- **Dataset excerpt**
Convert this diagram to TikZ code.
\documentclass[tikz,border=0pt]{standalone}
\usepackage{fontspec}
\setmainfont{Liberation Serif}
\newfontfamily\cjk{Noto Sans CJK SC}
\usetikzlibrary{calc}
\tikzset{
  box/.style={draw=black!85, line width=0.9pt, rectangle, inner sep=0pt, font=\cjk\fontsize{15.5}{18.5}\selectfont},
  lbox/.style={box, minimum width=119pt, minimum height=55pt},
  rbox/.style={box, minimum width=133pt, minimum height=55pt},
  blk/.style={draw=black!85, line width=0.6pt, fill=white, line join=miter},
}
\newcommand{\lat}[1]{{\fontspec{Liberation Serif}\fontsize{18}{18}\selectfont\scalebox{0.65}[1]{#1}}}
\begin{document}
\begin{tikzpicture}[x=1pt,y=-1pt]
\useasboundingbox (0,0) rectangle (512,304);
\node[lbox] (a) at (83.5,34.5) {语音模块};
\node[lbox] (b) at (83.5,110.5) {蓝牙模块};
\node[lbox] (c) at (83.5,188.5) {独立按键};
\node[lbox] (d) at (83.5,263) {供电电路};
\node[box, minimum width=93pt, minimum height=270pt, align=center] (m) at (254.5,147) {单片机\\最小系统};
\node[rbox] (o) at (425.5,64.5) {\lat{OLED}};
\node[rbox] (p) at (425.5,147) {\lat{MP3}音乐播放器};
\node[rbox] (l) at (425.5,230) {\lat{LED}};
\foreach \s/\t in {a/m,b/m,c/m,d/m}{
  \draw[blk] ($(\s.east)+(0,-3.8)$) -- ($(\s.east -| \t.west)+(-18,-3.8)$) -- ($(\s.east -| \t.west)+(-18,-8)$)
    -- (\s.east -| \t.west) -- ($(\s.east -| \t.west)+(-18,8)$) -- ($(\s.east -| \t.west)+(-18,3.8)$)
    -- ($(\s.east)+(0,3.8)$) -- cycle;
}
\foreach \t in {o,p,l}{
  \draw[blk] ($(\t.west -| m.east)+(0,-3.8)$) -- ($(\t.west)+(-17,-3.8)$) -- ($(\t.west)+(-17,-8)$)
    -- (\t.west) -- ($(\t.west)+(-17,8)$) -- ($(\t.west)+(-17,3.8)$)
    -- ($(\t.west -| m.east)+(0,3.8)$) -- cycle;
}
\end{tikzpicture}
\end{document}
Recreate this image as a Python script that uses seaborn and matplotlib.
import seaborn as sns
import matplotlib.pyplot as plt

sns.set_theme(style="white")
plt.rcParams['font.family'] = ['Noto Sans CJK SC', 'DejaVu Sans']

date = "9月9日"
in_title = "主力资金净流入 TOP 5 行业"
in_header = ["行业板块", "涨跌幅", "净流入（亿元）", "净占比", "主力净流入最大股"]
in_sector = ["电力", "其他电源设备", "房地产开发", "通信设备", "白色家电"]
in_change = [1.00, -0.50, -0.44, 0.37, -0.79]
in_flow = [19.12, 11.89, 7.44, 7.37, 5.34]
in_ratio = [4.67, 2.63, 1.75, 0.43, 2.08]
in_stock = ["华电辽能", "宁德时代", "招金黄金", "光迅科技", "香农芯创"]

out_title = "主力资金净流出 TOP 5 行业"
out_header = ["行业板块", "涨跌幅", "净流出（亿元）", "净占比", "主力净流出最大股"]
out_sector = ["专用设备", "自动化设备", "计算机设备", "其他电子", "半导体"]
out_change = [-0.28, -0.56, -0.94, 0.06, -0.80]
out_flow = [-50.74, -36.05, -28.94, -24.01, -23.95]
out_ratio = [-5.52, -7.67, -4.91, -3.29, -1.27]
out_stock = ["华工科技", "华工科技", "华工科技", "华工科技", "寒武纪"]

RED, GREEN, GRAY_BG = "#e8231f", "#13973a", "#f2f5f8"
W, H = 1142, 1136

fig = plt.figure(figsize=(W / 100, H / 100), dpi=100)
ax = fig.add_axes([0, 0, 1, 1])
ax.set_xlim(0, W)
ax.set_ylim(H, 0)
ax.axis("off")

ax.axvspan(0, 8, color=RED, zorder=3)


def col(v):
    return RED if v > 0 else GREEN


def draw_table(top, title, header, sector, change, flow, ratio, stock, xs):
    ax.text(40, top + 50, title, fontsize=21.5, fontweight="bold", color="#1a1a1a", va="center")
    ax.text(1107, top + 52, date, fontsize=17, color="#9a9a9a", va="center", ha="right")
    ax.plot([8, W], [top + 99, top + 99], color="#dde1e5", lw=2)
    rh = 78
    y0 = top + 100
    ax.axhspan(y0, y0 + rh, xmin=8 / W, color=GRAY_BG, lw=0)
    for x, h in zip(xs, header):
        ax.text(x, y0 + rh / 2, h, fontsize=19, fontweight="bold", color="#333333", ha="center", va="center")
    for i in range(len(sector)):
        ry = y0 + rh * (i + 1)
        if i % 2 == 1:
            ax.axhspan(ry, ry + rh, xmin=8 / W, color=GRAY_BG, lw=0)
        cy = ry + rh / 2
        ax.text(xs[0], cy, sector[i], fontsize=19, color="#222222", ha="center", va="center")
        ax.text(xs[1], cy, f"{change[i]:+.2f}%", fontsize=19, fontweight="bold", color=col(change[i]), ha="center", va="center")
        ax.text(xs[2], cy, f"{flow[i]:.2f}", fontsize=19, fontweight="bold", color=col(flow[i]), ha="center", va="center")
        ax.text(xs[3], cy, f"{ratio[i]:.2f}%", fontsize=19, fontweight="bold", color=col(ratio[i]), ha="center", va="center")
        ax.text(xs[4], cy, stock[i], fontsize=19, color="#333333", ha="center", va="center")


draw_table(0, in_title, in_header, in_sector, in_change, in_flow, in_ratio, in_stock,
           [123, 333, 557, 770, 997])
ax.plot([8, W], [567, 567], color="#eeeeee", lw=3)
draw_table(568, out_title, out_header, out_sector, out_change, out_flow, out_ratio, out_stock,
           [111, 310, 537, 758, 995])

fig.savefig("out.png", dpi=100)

---

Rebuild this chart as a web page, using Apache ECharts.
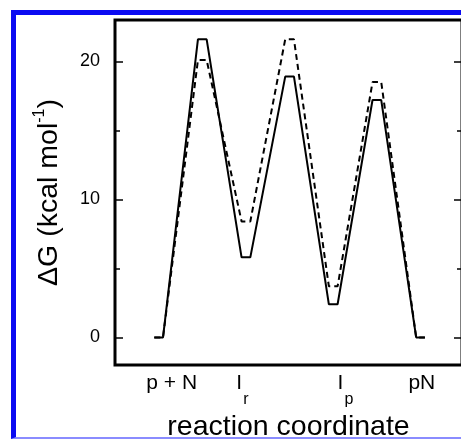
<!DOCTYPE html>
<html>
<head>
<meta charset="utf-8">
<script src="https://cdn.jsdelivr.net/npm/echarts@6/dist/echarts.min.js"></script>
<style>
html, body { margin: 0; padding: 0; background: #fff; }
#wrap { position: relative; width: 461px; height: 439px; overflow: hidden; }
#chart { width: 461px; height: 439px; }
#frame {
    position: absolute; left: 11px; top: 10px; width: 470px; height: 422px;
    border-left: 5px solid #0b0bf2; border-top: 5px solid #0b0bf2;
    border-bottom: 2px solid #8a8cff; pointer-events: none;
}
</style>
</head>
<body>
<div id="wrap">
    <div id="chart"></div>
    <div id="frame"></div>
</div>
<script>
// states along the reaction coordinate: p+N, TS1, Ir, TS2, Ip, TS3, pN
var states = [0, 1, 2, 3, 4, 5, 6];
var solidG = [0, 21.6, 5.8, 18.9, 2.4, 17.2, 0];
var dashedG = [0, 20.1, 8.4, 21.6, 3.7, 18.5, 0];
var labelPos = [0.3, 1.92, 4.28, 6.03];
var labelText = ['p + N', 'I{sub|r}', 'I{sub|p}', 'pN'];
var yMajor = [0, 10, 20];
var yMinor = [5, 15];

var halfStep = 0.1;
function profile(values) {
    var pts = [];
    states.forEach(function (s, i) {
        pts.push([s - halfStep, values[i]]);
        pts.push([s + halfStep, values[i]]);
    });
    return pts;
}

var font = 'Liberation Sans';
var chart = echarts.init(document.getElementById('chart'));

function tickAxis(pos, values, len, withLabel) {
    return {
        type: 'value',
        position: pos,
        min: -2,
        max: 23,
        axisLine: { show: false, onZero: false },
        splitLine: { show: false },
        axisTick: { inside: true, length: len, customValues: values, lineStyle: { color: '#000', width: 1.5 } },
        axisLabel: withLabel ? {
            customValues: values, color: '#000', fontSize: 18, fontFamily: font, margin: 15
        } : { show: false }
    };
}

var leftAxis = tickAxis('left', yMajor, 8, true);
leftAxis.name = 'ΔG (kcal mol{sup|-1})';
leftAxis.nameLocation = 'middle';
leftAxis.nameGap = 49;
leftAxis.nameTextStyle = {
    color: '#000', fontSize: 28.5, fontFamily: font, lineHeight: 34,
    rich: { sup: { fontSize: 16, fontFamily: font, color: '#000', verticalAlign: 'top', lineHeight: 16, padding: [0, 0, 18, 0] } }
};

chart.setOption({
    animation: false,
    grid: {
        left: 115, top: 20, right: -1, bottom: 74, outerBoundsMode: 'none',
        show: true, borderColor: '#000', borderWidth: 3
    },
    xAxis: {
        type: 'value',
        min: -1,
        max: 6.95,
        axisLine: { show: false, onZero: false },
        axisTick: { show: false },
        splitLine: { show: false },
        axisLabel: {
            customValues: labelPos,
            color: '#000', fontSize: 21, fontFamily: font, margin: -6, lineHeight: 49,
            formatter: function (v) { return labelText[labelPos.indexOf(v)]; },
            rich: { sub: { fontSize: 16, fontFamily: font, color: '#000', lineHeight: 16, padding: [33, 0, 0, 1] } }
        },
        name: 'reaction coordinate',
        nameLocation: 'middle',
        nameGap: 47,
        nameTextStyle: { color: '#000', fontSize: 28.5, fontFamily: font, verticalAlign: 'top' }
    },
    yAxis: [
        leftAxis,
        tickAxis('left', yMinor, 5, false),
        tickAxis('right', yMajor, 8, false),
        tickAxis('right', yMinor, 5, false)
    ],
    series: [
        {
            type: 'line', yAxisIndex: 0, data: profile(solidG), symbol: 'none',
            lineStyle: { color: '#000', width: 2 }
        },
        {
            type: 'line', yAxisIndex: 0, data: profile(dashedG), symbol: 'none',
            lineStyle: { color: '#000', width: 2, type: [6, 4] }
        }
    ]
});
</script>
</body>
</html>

--

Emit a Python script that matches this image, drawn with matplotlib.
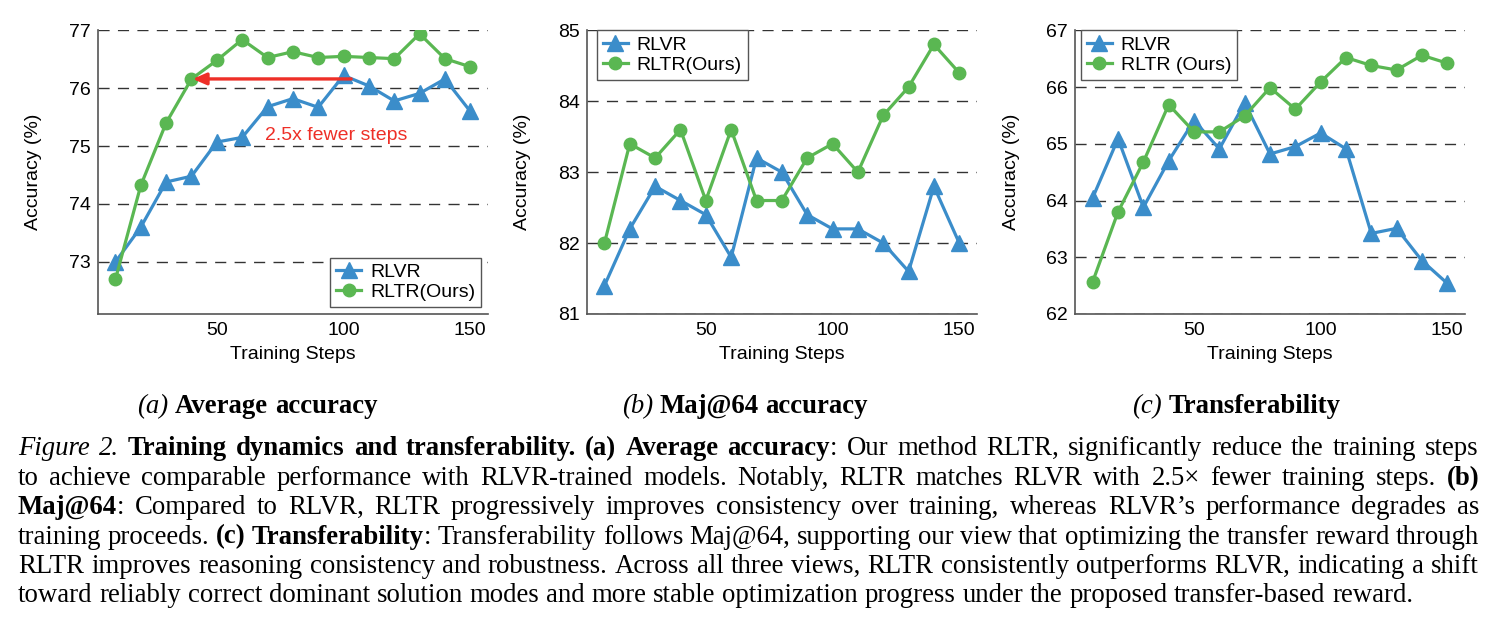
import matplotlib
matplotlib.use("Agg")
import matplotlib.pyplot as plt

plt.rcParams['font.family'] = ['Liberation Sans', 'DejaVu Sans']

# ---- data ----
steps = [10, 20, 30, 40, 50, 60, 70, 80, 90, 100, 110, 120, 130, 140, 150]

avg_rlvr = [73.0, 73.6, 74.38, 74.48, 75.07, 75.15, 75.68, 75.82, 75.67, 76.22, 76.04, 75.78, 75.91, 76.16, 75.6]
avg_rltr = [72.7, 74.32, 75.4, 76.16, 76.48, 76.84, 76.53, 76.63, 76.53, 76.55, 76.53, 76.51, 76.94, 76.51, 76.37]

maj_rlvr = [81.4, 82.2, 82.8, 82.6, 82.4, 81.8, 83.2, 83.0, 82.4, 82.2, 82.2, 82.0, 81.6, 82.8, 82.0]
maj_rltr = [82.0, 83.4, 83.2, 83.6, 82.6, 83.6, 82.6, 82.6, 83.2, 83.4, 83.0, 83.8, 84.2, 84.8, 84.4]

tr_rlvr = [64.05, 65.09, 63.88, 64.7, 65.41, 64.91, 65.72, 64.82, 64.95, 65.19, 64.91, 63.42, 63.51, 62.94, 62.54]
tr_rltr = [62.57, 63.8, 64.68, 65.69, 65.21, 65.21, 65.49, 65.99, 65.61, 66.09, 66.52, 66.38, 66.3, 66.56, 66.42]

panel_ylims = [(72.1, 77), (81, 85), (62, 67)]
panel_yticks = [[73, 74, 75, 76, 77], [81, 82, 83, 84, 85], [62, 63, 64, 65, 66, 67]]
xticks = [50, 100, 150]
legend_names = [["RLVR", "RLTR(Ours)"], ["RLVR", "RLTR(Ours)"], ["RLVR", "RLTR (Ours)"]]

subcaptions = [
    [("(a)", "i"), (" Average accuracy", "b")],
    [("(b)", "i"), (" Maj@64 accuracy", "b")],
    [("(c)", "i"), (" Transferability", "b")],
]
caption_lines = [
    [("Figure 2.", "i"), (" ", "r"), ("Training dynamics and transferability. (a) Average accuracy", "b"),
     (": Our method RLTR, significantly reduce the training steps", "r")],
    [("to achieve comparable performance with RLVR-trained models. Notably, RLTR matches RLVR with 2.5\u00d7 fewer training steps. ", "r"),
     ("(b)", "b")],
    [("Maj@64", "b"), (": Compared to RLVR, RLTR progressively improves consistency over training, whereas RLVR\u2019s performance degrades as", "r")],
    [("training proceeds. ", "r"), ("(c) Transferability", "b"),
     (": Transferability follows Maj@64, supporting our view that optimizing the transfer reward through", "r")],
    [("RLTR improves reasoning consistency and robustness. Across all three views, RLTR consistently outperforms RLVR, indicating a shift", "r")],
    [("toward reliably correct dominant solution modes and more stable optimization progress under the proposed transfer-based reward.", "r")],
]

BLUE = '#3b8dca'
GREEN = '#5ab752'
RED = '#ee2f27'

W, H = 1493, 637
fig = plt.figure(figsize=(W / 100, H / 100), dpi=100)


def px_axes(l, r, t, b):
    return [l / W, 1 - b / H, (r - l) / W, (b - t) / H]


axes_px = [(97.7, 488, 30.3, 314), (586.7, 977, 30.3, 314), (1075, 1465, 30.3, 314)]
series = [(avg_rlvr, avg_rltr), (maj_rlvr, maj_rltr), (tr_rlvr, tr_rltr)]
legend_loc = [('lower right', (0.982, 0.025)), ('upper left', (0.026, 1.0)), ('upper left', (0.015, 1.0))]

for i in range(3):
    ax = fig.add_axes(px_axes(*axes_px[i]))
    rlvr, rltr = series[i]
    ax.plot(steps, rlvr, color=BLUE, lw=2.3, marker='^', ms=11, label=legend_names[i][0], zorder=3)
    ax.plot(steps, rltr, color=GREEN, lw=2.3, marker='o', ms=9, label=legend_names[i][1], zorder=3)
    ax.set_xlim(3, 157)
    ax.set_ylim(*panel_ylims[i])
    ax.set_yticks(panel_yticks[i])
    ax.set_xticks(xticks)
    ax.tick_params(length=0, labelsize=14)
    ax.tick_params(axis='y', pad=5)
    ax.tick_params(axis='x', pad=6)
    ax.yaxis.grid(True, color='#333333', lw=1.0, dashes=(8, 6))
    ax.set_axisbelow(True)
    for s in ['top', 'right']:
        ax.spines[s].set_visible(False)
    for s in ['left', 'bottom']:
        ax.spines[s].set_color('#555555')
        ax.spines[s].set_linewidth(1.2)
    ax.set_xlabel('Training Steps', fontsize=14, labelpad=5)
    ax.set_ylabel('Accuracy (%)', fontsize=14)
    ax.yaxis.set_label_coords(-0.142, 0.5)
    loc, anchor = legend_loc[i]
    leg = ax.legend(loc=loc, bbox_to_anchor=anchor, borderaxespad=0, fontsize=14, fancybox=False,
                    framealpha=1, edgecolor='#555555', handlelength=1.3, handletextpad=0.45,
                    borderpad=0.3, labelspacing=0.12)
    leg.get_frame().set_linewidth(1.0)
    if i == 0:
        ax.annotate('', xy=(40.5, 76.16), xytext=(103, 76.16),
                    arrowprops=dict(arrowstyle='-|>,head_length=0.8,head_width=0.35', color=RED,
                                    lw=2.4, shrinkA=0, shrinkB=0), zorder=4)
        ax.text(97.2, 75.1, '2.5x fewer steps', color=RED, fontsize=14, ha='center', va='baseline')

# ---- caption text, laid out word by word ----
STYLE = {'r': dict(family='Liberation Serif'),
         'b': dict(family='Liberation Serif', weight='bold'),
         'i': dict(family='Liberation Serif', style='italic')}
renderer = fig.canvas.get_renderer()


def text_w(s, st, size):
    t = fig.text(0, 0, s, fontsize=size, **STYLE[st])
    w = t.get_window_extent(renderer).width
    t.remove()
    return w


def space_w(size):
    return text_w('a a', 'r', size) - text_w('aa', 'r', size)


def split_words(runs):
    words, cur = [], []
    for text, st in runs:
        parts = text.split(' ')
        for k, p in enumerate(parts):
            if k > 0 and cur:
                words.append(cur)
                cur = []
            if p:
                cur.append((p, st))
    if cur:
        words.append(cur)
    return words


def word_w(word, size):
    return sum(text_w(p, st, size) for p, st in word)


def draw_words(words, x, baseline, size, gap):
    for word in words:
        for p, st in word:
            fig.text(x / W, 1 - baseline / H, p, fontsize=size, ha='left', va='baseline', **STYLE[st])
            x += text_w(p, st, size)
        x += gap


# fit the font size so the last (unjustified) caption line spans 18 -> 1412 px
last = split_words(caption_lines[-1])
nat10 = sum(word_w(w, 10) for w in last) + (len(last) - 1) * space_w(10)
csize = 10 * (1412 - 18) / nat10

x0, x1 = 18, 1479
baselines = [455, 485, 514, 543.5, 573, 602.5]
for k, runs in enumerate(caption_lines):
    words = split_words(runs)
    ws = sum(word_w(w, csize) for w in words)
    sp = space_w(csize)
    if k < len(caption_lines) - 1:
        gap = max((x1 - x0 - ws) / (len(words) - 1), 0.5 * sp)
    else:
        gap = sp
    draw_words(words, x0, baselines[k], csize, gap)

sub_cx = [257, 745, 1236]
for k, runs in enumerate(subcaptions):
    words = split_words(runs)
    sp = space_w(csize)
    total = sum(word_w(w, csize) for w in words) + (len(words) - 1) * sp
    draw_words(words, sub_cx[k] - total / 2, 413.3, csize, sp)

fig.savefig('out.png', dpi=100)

- **Directions for this task**
Gather all lines from the records above in which "matches" appears.

- **Finished task**
Emit a Python script that matches this image, drawn with matplotlib.
    [("to achieve comparable performance with RLVR-trained models. Notably, RLTR matches RLVR with 2.5\u00d7 fewer training steps. ", "r"),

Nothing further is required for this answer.